- STATED TASK:
Pictures do not belong in the output. Reproduce exactly the lines from the start of the records through the line with "const kepler30dMH: [number, number][]".

[Plotting code records]

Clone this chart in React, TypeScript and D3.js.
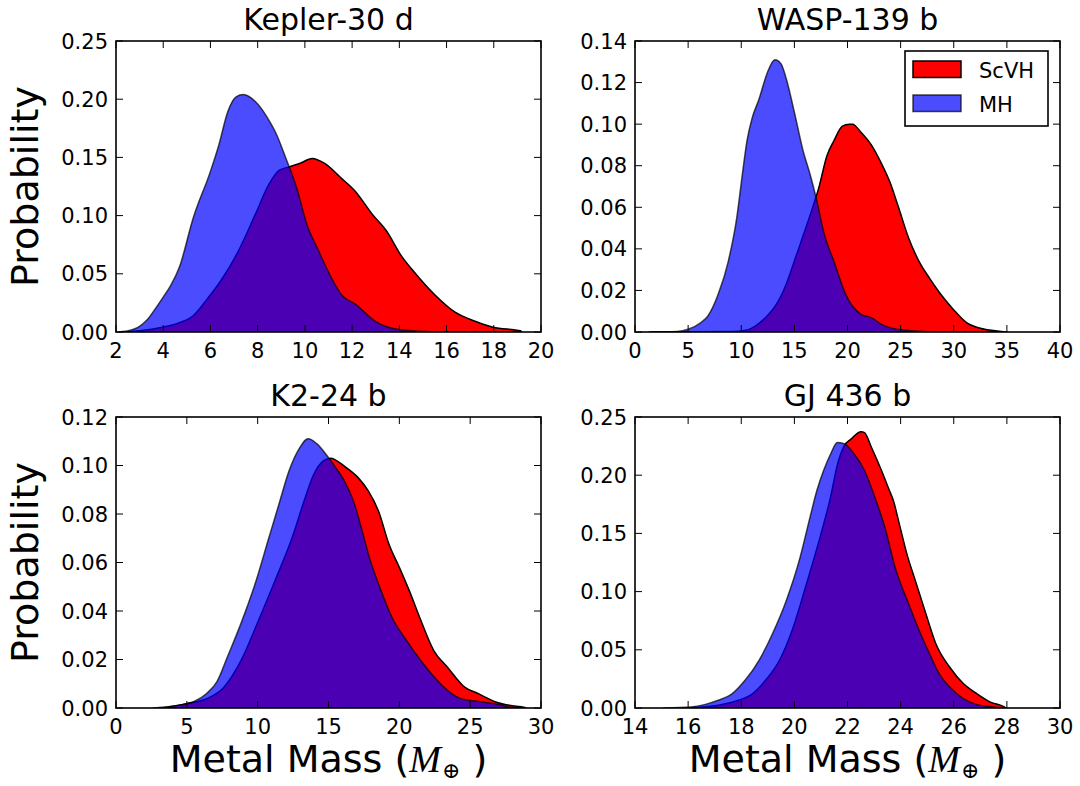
import React from 'react';
import * as d3 from 'd3';

// ---------- data ----------
const titles = ['Kepler-30 d', 'WASP-139 b', 'K2-24 b', 'GJ 436 b'];
const xDomains: [number, number][] = [[2, 20], [0, 40], [0, 30], [14, 30]];
const xTickValues: number[][] = [
  [2, 4, 6, 8, 10, 12, 14, 16, 18, 20],
  [0, 5, 10, 15, 20, 25, 30, 35, 40],
  [0, 5, 10, 15, 20, 25, 30],
  [14, 16, 18, 20, 22, 24, 26, 28, 30],
];
const yDomains: [number, number][] = [[0, 0.25], [0, 0.14], [0, 0.12], [0, 0.25]];
const yTickValues: number[][] = [
  [0, 0.05, 0.1, 0.15, 0.2, 0.25],
  [0, 0.02, 0.04, 0.06, 0.08, 0.1, 0.12, 0.14],
  [0, 0.02, 0.04, 0.06, 0.08, 0.1, 0.12],
  [0, 0.05, 0.1, 0.15, 0.2, 0.25],
];
const seriesNames = ['ScVH', 'MH'];

const kepler30dScVH: [number, number][] = [[2.28,0],[3.0,0.001],[3.96,0.004],[4.69,0.008],[5.27,0.014],[5.85,0.028],[6.44,0.044],[7.17,0.069],[7.9,0.101],[8.48,0.127],[8.92,0.139],[9.36,0.142],[9.8,0.145],[10.31,0.149],[10.82,0.145],[11.55,0.132],[12.13,0.121],[12.86,0.101],[13.45,0.087],[14.1,0.065],[14.61,0.052],[15.5,0.032],[16.36,0.017],[17.24,0.009],[17.97,0.004],[19.14,0.001],[19.17,0]];
const kepler30dMH: [number, number][] = [[2.13,0],[2.6,0.0015],[2.93,0.004],[3.3,0.01],[3.7,0.021],[4.0,0.03],[4.32,0.04],[4.69,0.056],[5.27,0.098],[6.0,0.138],[6.36,0.161],[6.73,0.189],[7.09,0.202],[7.39,0.204],[7.9,0.198],[8.56,0.179],[8.77,0.171],[9.2,0.149],[9.65,0.124],[10.09,0.092],[10.53,0.072],[11.11,0.047],[11.55,0.032],[12.13,0.024],[13.0,0.009],[14.03,0.002],[15.3,0.0003],[16.0,0]];

const wasp139bScVH: [number, number][] = [[1.5,0],[9.1,0.0002],[10.4,0.0008],[11.35,0.003],[12.3,0.007],[13.27,0.013],[14.23,0.023],[15.19,0.037],[16.47,0.056],[17.28,0.069],[18.08,0.085],[18.72,0.092],[19.52,0.099],[20.16,0.1],[20.48,0.1],[21.28,0.096],[22.24,0.09],[23.2,0.081],[24.0,0.072],[24.8,0.06],[25.77,0.045],[26.73,0.034],[27.7,0.026],[28.65,0.019],[29.94,0.011],[31.2,0.0045],[32.5,0.0018],[34.1,0.0005],[35,0]];
const wasp139bMH: [number, number][] = [[1.35,0],[3.97,0.0002],[5,0.0013],[6.2,0.0045],[6.86,0.0077],[7.82,0.018],[8.78,0.034],[9.58,0.055],[10.06,0.074],[10.54,0.092],[11.03,0.103],[11.67,0.112],[12.47,0.125],[13.17,0.131],[13.75,0.129],[14.23,0.122],[15.03,0.105],[15.83,0.087],[16.47,0.076],[17.12,0.063],[17.76,0.048],[18.72,0.034],[19.84,0.018],[21.28,0.0085],[22.24,0.0069],[23.2,0.0037],[24.17,0.0018],[26.4,0.0005],[28.65,0]];

const k224bScVH: [number, number][] = [[3.25,0],[4.95,0.0018],[6.4,0.0038],[7.62,0.0086],[8.83,0.0196],[10.05,0.036],[11.26,0.053],[12.48,0.071],[13.2,0.084],[13.93,0.096],[14.66,0.102],[15.15,0.103],[16.12,0.0997],[17.09,0.095],[17.82,0.0894],[18.54,0.081],[19.27,0.0675],[20.0,0.058],[20.73,0.048],[21.46,0.037],[22.43,0.0237],[23.4,0.0168],[24.61,0.0086],[25.58,0.0059],[26.8,0.0025],[27.77,0.0011],[28.86,0.0002],[28.93,0]];
const k224bMH: [number, number][] = [[2.65,0],[4.47,0.0011],[5.44,0.0025],[6.4,0.006],[7.14,0.011],[7.86,0.021],[8.83,0.035],[9.81,0.051],[10.78,0.07],[11.5,0.084],[12.23,0.098],[12.84,0.106],[13.57,0.111],[14.17,0.109],[14.9,0.104],[15.4,0.1],[16.12,0.0936],[16.84,0.084],[17.33,0.074],[17.94,0.061],[18.54,0.051],[19.51,0.037],[20.49,0.028],[21.46,0.02],[22.43,0.013],[23.4,0.0073],[24.37,0.0038],[25.83,0.0025],[27.04,0.0014],[27.77,0.0004],[28.2,0]];

const gj436bScVH: [number, number][] = [[15.97,0],[17.13,0.0023],[17.9,0.0066],[18.41,0.012],[18.92,0.024],[19.44,0.041],[19.95,0.069],[20.46,0.107],[20.97,0.147],[21.36,0.181],[21.62,0.209],[21.87,0.225],[22.13,0.231],[22.51,0.2374],[22.64,0.2366],[22.9,0.224],[23.28,0.204],[23.54,0.189],[23.73,0.178],[23.92,0.161],[24.24,0.132],[24.56,0.109],[24.95,0.081],[25.33,0.055],[25.85,0.035],[26.36,0.021],[26.87,0.0123],[27.38,0.0051],[27.9,0.0009],[27.96,0]];
const gj436bMH: [number, number][] = [[15.08,0],[16.1,0.0009],[16.62,0.0029],[17.13,0.0066],[17.64,0.012],[18.15,0.024],[18.67,0.041],[19.18,0.064],[19.69,0.092],[20.21,0.129],[20.59,0.164],[20.85,0.187],[21.1,0.204],[21.36,0.218],[21.62,0.228],[21.87,0.227],[22.26,0.218],[22.64,0.204],[23.03,0.181],[23.41,0.155],[23.79,0.121],[24.31,0.089],[24.69,0.067],[25.08,0.047],[25.46,0.029],[25.85,0.018],[26.36,0.008],[26.87,0.0029],[27.51,0.0009],[27.9,0]];

const scvhSeries = [kepler30dScVH, wasp139bScVH, k224bScVH, gj436bScVH];
const mhSeries = [kepler30dMH, wasp139bMH, k224bMH, gj436bMH];

// ---------- layout ----------
const WIDTH = 1080;
const HEIGHT = 786;
const COL_X = [116, 635];
const ROW_Y = [41, 417];
const AW = 425;
const AH = 291;
const FONT = '"DejaVu Sans", sans-serif';
const TICK_LEN = 7;

function Panel({ i }: { i: number }) {
  const col = i % 2;
  const row = Math.floor(i / 2);
  const x0 = COL_X[col];
  const y0 = ROW_Y[row];
  const x = d3.scaleLinear().domain(xDomains[i]).range([0, AW]);
  const y = d3.scaleLinear().domain(yDomains[i]).range([AH, 0]);
  const area = d3
    .area<[number, number]>()
    .x((d) => x(d[0]))
    .y0(y(0))
    .y1((d) => y(d[1]))
    .curve(d3.curveMonotoneX);
  const clipId = `clip-${i}`;
  const yFmt = d3.format('.2f');
  return (
    <g transform={`translate(${x0},${y0})`}>
      <defs>
        <clipPath id={clipId}>
          <rect x={0} y={0} width={AW} height={AH} />
        </clipPath>
      </defs>
      <g clipPath={`url(#${clipId})`}>
        <path d={area(scvhSeries[i]) || ''} fill="#ff0000" stroke="#000" strokeWidth={1.5} strokeLinejoin="round" />
        <path
          d={area(mhSeries[i]) || ''}
          fill="#0000ff"
          fillOpacity={0.7}
          stroke="#000"
          strokeOpacity={0.7}
          strokeWidth={1.5}
          strokeLinejoin="round"
        />
      </g>
      {xTickValues[i].map((t) => (
        <g key={`xt${t}`}>
          <line x1={x(t)} x2={x(t)} y1={AH} y2={AH - TICK_LEN} stroke="#000" strokeWidth={1} />
          <line x1={x(t)} x2={x(t)} y1={0} y2={TICK_LEN} stroke="#000" strokeWidth={1} />
          <text x={x(t)} y={AH + 25.5} textAnchor="middle" fontFamily={FONT} fontSize={21}>
            {t}
          </text>
        </g>
      ))}
      {yTickValues[i].map((t) => (
        <g key={`yt${t}`}>
          <line x1={0} x2={TICK_LEN} y1={y(t)} y2={y(t)} stroke="#000" strokeWidth={1} />
          <line x1={AW} x2={AW - TICK_LEN} y1={y(t)} y2={y(t)} stroke="#000" strokeWidth={1} />
          <text x={-8} y={y(t)} dy="0.36em" textAnchor="end" fontFamily={FONT} fontSize={21}>
            {yFmt(t)}
          </text>
        </g>
      ))}
      <rect x={0} y={0} width={AW} height={AH} fill="none" stroke="#000" strokeWidth={1.6} />
      <text x={AW / 2} y={-11} textAnchor="middle" fontFamily={FONT} fontSize={30}>
        {titles[i]}
      </text>
      {col === 0 && (
        <text
          transform={`translate(${38 - x0},${AH / 2}) rotate(-90)`}
          textAnchor="middle"
          fontFamily={FONT}
          fontSize={38}
        >
          Probability
        </text>
      )}
      {row === 1 && (
        <text x={AW / 2} y={772 - y0} textAnchor="middle" fontFamily={FONT} fontSize={38}>
          <tspan>Metal Mass (</tspan>
          <tspan fontFamily='"Liberation Serif", serif' fontStyle="italic">M</tspan>
          <tspan fontSize={22} dy={6} dx={1} fontFamily='"DejaVu Serif", serif'>⊕</tspan>
          <tspan dy={-6}> )</tspan>
        </text>
      )}
      {i === 1 && (
        <g transform={`translate(${AW - 12 - 143},10)`}>
          <rect x={0} y={0} width={143} height={75} fill="#fff" stroke="#000" strokeWidth={1.6} />
          <rect x={8} y={10} width={48} height={16.5} fill="#ff0000" stroke="#000" strokeWidth={1.5} />
          <rect x={8} y={44} width={48} height={16.5} fill="#0000ff" fillOpacity={0.7} stroke="#000" strokeOpacity={0.7} strokeWidth={1.5} />
          <text x={74} y={26.5} fontFamily={FONT} fontSize={21}>{seriesNames[0]}</text>
          <text x={74} y={60.5} fontFamily={FONT} fontSize={21}>{seriesNames[1]}</text>
        </g>
      )}
    </g>
  );
}

export default function App() {
  return (
    <svg
      width={WIDTH}
      height={HEIGHT}
      viewBox={`0 0 ${WIDTH} ${HEIGHT}`}
      style={{ position: 'absolute', left: 0, top: 0, background: '#fff' }}
    >
      <rect x={0} y={0} width={WIDTH} height={HEIGHT} fill="#fff" />
      {[0, 1, 2, 3].map((i) => (
        <Panel key={i} i={i} />
      ))}
    </svg>
  );
}
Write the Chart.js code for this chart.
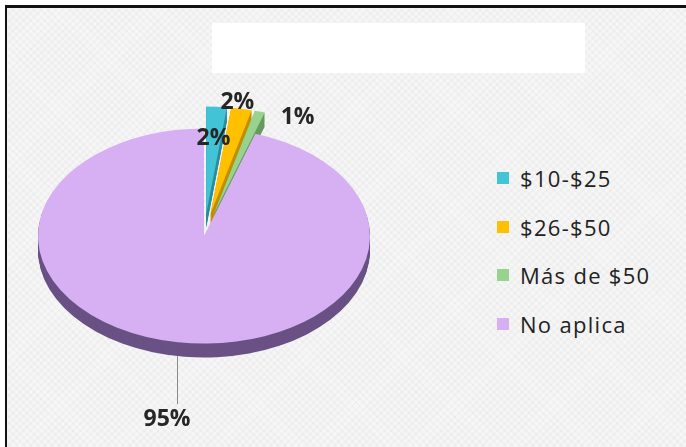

- THE RESPONSE:
Clone this chart in React, TypeScript and D3.js.
import React from 'react';
import * as d3 from 'd3';

// ---------- data ----------
const titles = ['Kepler-30 d', 'WASP-139 b', 'K2-24 b', 'GJ 436 b'];
const xDomains: [number, number][] = [[2, 20], [0, 40], [0, 30], [14, 30]];
const xTickValues: number[][] = [
  [2, 4, 6, 8, 10, 12, 14, 16, 18, 20],
  [0, 5, 10, 15, 20, 25, 30, 35, 40],
  [0, 5, 10, 15, 20, 25, 30],
  [14, 16, 18, 20, 22, 24, 26, 28, 30],
];
const yDomains: [number, number][] = [[0, 0.25], [0, 0.14], [0, 0.12], [0, 0.25]];
const yTickValues: number[][] = [
  [0, 0.05, 0.1, 0.15, 0.2, 0.25],
  [0, 0.02, 0.04, 0.06, 0.08, 0.1, 0.12, 0.14],
  [0, 0.02, 0.04, 0.06, 0.08, 0.1, 0.12],
  [0, 0.05, 0.1, 0.15, 0.2, 0.25],
];
const seriesNames = ['ScVH', 'MH'];

const kepler30dScVH: [number, number][] = [[2.28,0],[3.0,0.001],[3.96,0.004],[4.69,0.008],[5.27,0.014],[5.85,0.028],[6.44,0.044],[7.17,0.069],[7.9,0.101],[8.48,0.127],[8.92,0.139],[9.36,0.142],[9.8,0.145],[10.31,0.149],[10.82,0.145],[11.55,0.132],[12.13,0.121],[12.86,0.101],[13.45,0.087],[14.1,0.065],[14.61,0.052],[15.5,0.032],[16.36,0.017],[17.24,0.009],[17.97,0.004],[19.14,0.001],[19.17,0]];
const kepler30dMH: [number, number][] = [[2.13,0],[2.6,0.0015],[2.93,0.004],[3.3,0.01],[3.7,0.021],[4.0,0.03],[4.32,0.04],[4.69,0.056],[5.27,0.098],[6.0,0.138],[6.36,0.161],[6.73,0.189],[7.09,0.202],[7.39,0.204],[7.9,0.198],[8.56,0.179],[8.77,0.171],[9.2,0.149],[9.65,0.124],[10.09,0.092],[10.53,0.072],[11.11,0.047],[11.55,0.032],[12.13,0.024],[13.0,0.009],[14.03,0.002],[15.3,0.0003],[16.0,0]];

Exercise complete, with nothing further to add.